Understanding when and how to use Java 8 Lambdas

Question

I have been spending some time trying to learn some of Java 8's new features. As an exercise, I wrote a MergeSort using some Java 8 Functional Interfaces. I'm including the full code below (bugs/optimizations may exist, I am only interested in them if they relate to Java 8 features). My question is, I believe there are opportunities to utilize lambda expressions when I am using my functional interfaces, but it's just not clicking in my brain yet. It feels like everytime I am calling apply, there should be a way I can use "->" instead. Can someone please show me the light?

Merge Function written using BinaryOperator Functional Interface

public class Merge implements BinaryOperator<int[]>{

@Override
public int[] apply(int[] t, int[] u) {

    int[] result = new int[t.length + u.length];

    for (int i = 0, j = 0, k = 0; i < result.length; i++){

        if( j == t.length){
            result[i] = u[k++];
        } else if (k == u.length) {
            result[i] = t[j++];
        } else {
            result[i] = t[j] < u [k] ? t[j++] : u[k++];
        }

    }

    return result;
}

}

MergeSort written as a java.util.function.Function

public class MergeSort implements Function<int[], int[]>{

Merge merge = new Merge();

@Override
public int[] apply(int[] t) {

    if(t.length <= 1){
        return t;
    }

     return merge.apply( apply(Arrays.copyOfRange(t, 0, t.length / 2)), 
                         apply(Arrays.copyOfRange(t, t.length / 2, t.length )));

}

}

Main with one simple test case

public class MergeSortMain {

public static void main(String[] args) {

    int values[] = {3,12,6,7,2,1,23,4,5,7,8,4,2,5,365};

    MergeSort mergeSort = new MergeSort();

    System.out.println(Arrays.toString(mergeSort.apply(values)));
}

}

produces

[1, 2, 2, 3, 4, 4, 5, 5, 6, 7, 7, 8, 12, 23, 365]

Answer 1

The idea of lambda expressions is that instead of creating a class that implements a functional interface, you can define a lambda expression of the type of that interface.
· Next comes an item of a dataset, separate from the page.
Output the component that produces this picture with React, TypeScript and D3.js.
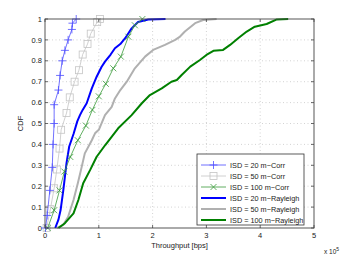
import { useEffect, useRef } from "react";
import * as d3 from "d3";

// throughput in units of 1e5 bps, CDF value
const corr20 = [[0.01, 0], [0.04, 0.06], [0.09, 0.18], [0.135, 0.29], [0.15, 0.40], [0.17, 0.50], [0.17, 0.59], [0.25, 0.66], [0.28, 0.73], [0.32, 0.80], [0.37, 0.85], [0.43, 0.90], [0.50, 0.95], [0.51, 0.98], [0.58, 1.0]];
const corr50 = [[0.03, 0], [0.10, 0.09], [0.17, 0.19], [0.22, 0.28], [0.27, 0.38], [0.30, 0.47], [0.40, 0.55], [0.46, 0.625], [0.55, 0.70], [0.63, 0.755], [0.70, 0.83], [0.79, 0.88], [0.85, 0.93], [0.97, 0.985], [1.02, 1.0]];
const corr100 = [[0.05, 0], [0.17, 0.085], [0.27, 0.18], [0.36, 0.27], [0.47, 0.34], [0.61, 0.42], [0.76, 0.49], [0.88, 0.565], [1.0, 0.63], [1.13, 0.69], [1.27, 0.764], [1.41, 0.82], [1.55, 0.915], [1.67, 0.97], [1.81, 1.0]];
const ray20 = [[0.19, 0], [0.25, 0.04], [0.29, 0.086], [0.34, 0.18], [0.40, 0.31], [0.45, 0.39], [0.53, 0.45], [0.60, 0.51], [0.65, 0.54], [0.70, 0.565], [0.775, 0.597], [0.87, 0.668], [0.96, 0.724], [1.05, 0.77], [1.115, 0.796], [1.22, 0.83], [1.30, 0.86], [1.40, 0.88], [1.49, 0.908], [1.61, 0.955], [1.73, 0.986], [1.92, 0.998], [2.24, 1.0]];
const ray50 = [[0.22, 0], [0.34, 0.015], [0.43, 0.054], [0.53, 0.134], [0.61, 0.214], [0.68, 0.29], [0.74, 0.357], [0.87, 0.42], [0.93, 0.453], [1.0, 0.47], [1.115, 0.54], [1.24, 0.58], [1.30, 0.62], [1.40, 0.66], [1.52, 0.70], [1.67, 0.764], [1.86, 0.82], [2.01, 0.852], [2.23, 0.876], [2.42, 0.90], [2.51, 0.916], [2.60, 0.94], [2.79, 0.98], [2.94, 0.995], [3.19, 1.0]];
const ray100 = [[0.25, 0], [0.37, 0.023], [0.53, 0.07], [0.62, 0.134], [0.71, 0.214], [0.84, 0.278], [0.96, 0.341], [1.12, 0.397], [1.36, 0.477], [1.61, 0.54], [1.80, 0.597], [1.95, 0.636], [2.17, 0.668], [2.35, 0.70], [2.45, 0.708], [2.54, 0.732], [2.70, 0.772], [2.88, 0.804], [3.0, 0.828], [3.13, 0.848], [3.31, 0.852], [3.44, 0.876], [3.59, 0.908], [3.75, 0.94], [3.9, 0.963], [4.12, 0.976], [4.31, 0.998], [4.52, 1.0]];

const xTicks = [0, 1, 2, 3, 4, 5];
const yTicks = [0, 0.1, 0.2, 0.3, 0.4, 0.5, 0.6, 0.7, 0.8, 0.9, 1];

const series = [
  { name: "ISD = 20 m\u2212Corr", data: corr20, color: "#4d4dff", width: 0.8, marker: "plus" },
  { name: "ISD = 50 m\u2212Corr", data: corr50, color: "#c4c4c4", width: 0.8, marker: "square" },
  { name: "ISD = 100 m\u2212Corr", data: corr100, color: "#3a9a3a", width: 0.8, marker: "x" },
  { name: "ISD = 20 m\u2212Rayleigh", data: ray20, color: "#0000ff", width: 2, marker: "" },
  { name: "ISD = 50 m\u2212Rayleigh", data: ray50, color: "#b0b0b0", width: 2, marker: "" },
  { name: "ISD = 100 m\u2212Rayleigh", data: ray100, color: "#008000", width: 2, marker: "" },
];

const drawOrder = [4, 5, 3, 1, 2, 0];

function drawMarker(g: any, type: string, cx: number, cy: number, color: string) {
  const s = 4;
  if (type === "plus") {
    g.append("path").attr("d", `M${cx - s},${cy}H${cx + s}M${cx},${cy - s}V${cy + s}`)
      .attr("stroke", color).attr("stroke-width", 0.8).attr("fill", "none");
  } else if (type === "x") {
    const t = 3;
    g.append("path").attr("d", `M${cx - t},${cy - t}L${cx + t},${cy + t}M${cx - t},${cy + t}L${cx + t},${cy - t}`)
      .attr("stroke", color).attr("stroke-width", 0.8).attr("fill", "none");
  } else if (type === "square") {
    g.append("rect").attr("x", cx - 3.5).attr("y", cy - 3.5).attr("width", 7).attr("height", 7)
      .attr("stroke", color).attr("stroke-width", 0.8).attr("fill", "none");
  }
}

export default function App() {
  const svgRef = useRef(null);

  useEffect(() => {
    const svg = d3.select(svgRef.current);
    svg.selectAll("*").remove();

    const margin = { left: 45, top: 19, right: 33, bottom: 29 };
    const W = 347, H = 257;
    const x = d3.scaleLinear().domain([0, 5]).range([margin.left, W - margin.right]);
    const y = d3.scaleLinear().domain([0, 1]).range([H - margin.bottom, margin.top]);
    const font = "Liberation Sans, Arial, sans-serif";

    svg.append("rect").attr("width", W).attr("height", H).attr("fill", "#fff");

    // grid
    const grid = svg.append("g").attr("stroke", "#c0c0c0").attr("stroke-width", 0.7).attr("stroke-dasharray", "1,2.5");
    xTicks.slice(1, -1).forEach((t) => {
      grid.append("line").attr("x1", x(t)).attr("x2", x(t)).attr("y1", y(0)).attr("y2", y(1));
    });
    yTicks.slice(1, -1).forEach((t) => {
      grid.append("line").attr("x1", x(0)).attr("x2", x(5)).attr("y1", y(t)).attr("y2", y(t));
    });

    // curves
    const line = d3.line().x((d: any) => x(d[0])).y((d: any) => y(d[1]));
    const plot = svg.append("g");
    drawOrder.forEach((i) => {
      const s = series[i];
      plot.append("path").attr("d", line(s.data as any)).attr("fill", "none")
        .attr("stroke", s.color).attr("stroke-width", s.width).attr("stroke-linejoin", "round");
      if (s.marker) s.data.forEach((d) => drawMarker(plot, s.marker, x(d[0]), y(d[1]), s.color));
    });

    // axes box
    svg.append("rect").attr("x", x(0)).attr("y", y(1)).attr("width", x(5) - x(0)).attr("height", y(0) - y(1))
      .attr("fill", "none").attr("stroke", "#444").attr("stroke-width", 0.9);

    const ticks = svg.append("g").attr("stroke", "#444").attr("stroke-width", 0.8);
    xTicks.forEach((t) => {
      ticks.append("line").attr("x1", x(t)).attr("x2", x(t)).attr("y1", y(0)).attr("y2", y(0) - 3);
      ticks.append("line").attr("x1", x(t)).attr("x2", x(t)).attr("y1", y(1)).attr("y2", y(1) + 3);
    });
    yTicks.forEach((t) => {
      ticks.append("line").attr("x1", x(0)).attr("x2", x(0) + 3).attr("y1", y(t)).attr("y2", y(t));
      ticks.append("line").attr("x1", x(5)).attr("x2", x(5) - 3).attr("y1", y(t)).attr("y2", y(t));
    });

    const labels = svg.append("g").attr("font-family", font).attr("font-size", 7.5).attr("fill", "#222");
    xTicks.forEach((t) => {
      labels.append("text").attr("x", x(t)).attr("y", y(0) + 10).attr("text-anchor", "middle").text(d3.format("d")(t));
    });
    yTicks.forEach((t) => {
      labels.append("text").attr("x", x(0) - 3).attr("y", y(t) + 2.6).attr("text-anchor", "end").text(d3.format("")(t));
    });

    labels.append("text").attr("x", (x(0) + x(5)) / 2).attr("y", 248).attr("text-anchor", "middle").text("Throughput [bps]");
    labels.append("text").attr("transform", `translate(23,${(y(0) + y(1)) / 2}) rotate(-90)`).attr("text-anchor", "middle").text("CDF");
    const exp = labels.append("text").attr("x", 324).attr("y", 254).attr("font-size", 6.5);
    exp.append("tspan").text("x 10");
    exp.append("tspan").attr("dy", -3).attr("font-size", 5).text("5");

    // legend
    const lx = 197, ly = 154, lw = 107, lh = 71;
    const leg = svg.append("g");
    leg.append("rect").attr("x", lx).attr("y", ly).attr("width", lw).attr("height", lh)
      .attr("fill", "#fff").attr("stroke", "#333").attr("stroke-width", 0.8);
    series.forEach((s, i) => {
      const cy = ly + 11 + i * 11;
      leg.append("line").attr("x1", lx + 4).attr("x2", lx + 29).attr("y1", cy).attr("y2", cy)
        .attr("stroke", s.color).attr("stroke-width", s.width);
      if (s.marker) drawMarker(leg, s.marker, lx + 16.5, cy, s.color);
      leg.append("text").attr("x", lx + 33).attr("y", cy + 2.6).attr("font-family", font)
        .attr("font-size", 7.3).attr("fill", "#222").text(s.name);
    });
  }, []);

  return (
    <svg ref={svgRef} width={347} height={257}
      style={{ position: "absolute", left: 0, top: 0, display: "block" }} />
  );
}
For example, your Merge class implements BinaryOperator<int[]> and can be replaced by the following lambda expression :

BinaryOperator<int[]> merge = (t,u) -> {
    int[] result = new int[t.length + u.length];
    for (int i = 0, j = 0, k = 0; i < result.length; i++){
        if( j == t.length){
            result[i] = u[k++];
        } else if (k == u.length) {
            result[i] = t[j++];
        } else {
            result[i] = t[j] < u [k] ? t[j++] : u[k++];
        }
    }
    return result;
};

Now we can similarly create a lambda expression to replace the MergeSort class, and, combining the two lambdas, we get :

public class MergeSortMain {
    public static Function<int[], int[]> mergeSort;
    public static void main(String[] args) {
        int values[] = {3,12,6,7,2,1,23,4,5,7,8,4,2,5,365};
        mergeSort = l -> {
            BinaryOperator<int[]> merge = (t,u) -> {
                int[] result = new int[t.length + u.length];
                for (int i = 0, j = 0, k = 0; i < result.length; i++){
                    if( j == t.length){
                        result[i] = u[k++];
                    } else if (k == u.length) {
                        result[i] = t[j++];
                    } else {
                        result[i] = t[j] < u [k] ? t[j++] : u[k++];
                    }
                }
                return result;
            };
            if(l.length <= 1){
                return l;
            }
            return merge.apply( mergeSort.apply(Arrays.copyOfRange(l, 0, l.length / 2)), 
                                mergeSort.apply(Arrays.copyOfRange(l, l.length / 2, l.length )));
        };
        System.out.println(Arrays.toString(mergeSort.apply(values)));
    }
}

Some points regarding this code :

1. I had to rename the parameter of mergeSort lambda from t to l, since t is also used in the merge lambda.
2. I had to declare the mergeSort lambda as a static member (prior to assigning its value), since it contains recursive calls to itself.